The committee, known as the "Six Plus Two Group," is made up of representatives of Afghanistan's six neighboring governments and Russia and the United States.
After a closed meeting with the special U.N. envoy for Afghanistan, Lakhdar Brahimi, the group issued a statement saying the terrorists and their Taleban supporters in Afghanistan must be brought to justice. At the same time, the group stressed that it is now urgent to help Afghans who are committed to a broad-based government.
After the meeting, Mr. Brahimi spoke briefly to reporters, saying that because of the speed of military developments on the ground in Afghanistan, speed in establishing a new governmental administration is essential. "I hope that, because of the developments on the ground, we are going to try, as soon as possible, to get a representative sample of the Afghan population together and see what kind of interim arrangements we can make together for Kabul," he said.
Mr. Brahimi recently returned to New York following an intensive round of consultations with leaders of numerous factions in the Afghan region.

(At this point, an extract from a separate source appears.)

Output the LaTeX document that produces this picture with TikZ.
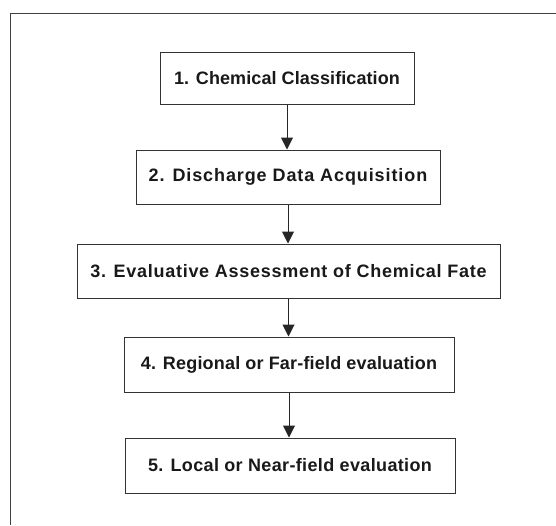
\documentclass[tikz,border=0pt]{standalone}
\usepackage{fontspec}
\setmainfont{Liberation Sans}
\usetikzlibrary{arrows.meta}
% letter-spaced bold label
\newcommand{\stagetext}[2]{{\addfontfeatures{LetterSpace=#1}#2}}
\begin{document}
\begin{tikzpicture}[x=1pt,y=-1pt,
  stage/.style={draw=black!80, line width=1pt, fill=white, inner sep=0pt,
    font=\fontsize{18}{20}\selectfont\bfseries, text=black!90},
  flow/.style={draw=black!85, line width=1pt, -{Triangle[width=12pt,length=12pt]}}]
  \useasboundingbox (0,0) rectangle (556,525);
  % open frame: top and left rules only
  \coordinate (frTR) at (556,13);
  \coordinate (frTL) at (10,13);
  \coordinate (frBL) at (10,525);
  \draw[black!75, line width=1pt] (frTR) -- (frTL) -- (frBL);
  % stages
  \node[stage, minimum width=254pt, minimum height=52pt] (s1) at (287,78)
    {\stagetext{0.5}{1. Chemical Classification}};
  \node[stage, minimum width=304pt, minimum height=54pt] (s2) at (288,177)
    {\stagetext{5}{2. Discharge Data Acquisition}};
  \node[stage, minimum width=423pt, minimum height=54pt] (s3) at (288.5,271)
    {\stagetext{4}{3. Evaluative Assessment of Chemical Fate}};
  \node[stage, minimum width=330pt, minimum height=55pt] (s4) at (289,364.5)
    {\stagetext{1}{4. Regional or Far-field evaluation}};
  \node[stage, minimum width=330pt, minimum height=55pt] (s5) at (290,465.5)
    {\stagetext{2}{5. Local or Near-field evaluation}};
  % connectors
  \draw[flow] (s1.south) -- (s1.south |- s2.north);
  \draw[flow] (s2.south) -- (s2.south |- s3.north);
  \draw[flow] (s3.south) -- (s3.south |- s4.north);
  \draw[flow] (s4.south) -- (s4.south |- s5.north);
\end{tikzpicture}
\end{document}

U.N. Secretary-General Kofi Annan said Mr. Brahimi would accelerate the pace of his work. "Mr. Brahimi will step up his work in consulting the Afghan parties and promote the idea of a broad-based Afghan government. Obviously we need to get them together and move as quickly as possible," Mr. Annan said.
There is concern at the United Nations, and elsewhere, that the Northern Alliance fighters in Afghanistan could move into the capital of Kabul before a broad-based Afghan administration is established.
In his speech to the U.N. General Assembly last Saturday, U.S. President George W. Bush said the United States plans to work closely with the United Nations in assisting a new Afghan administration.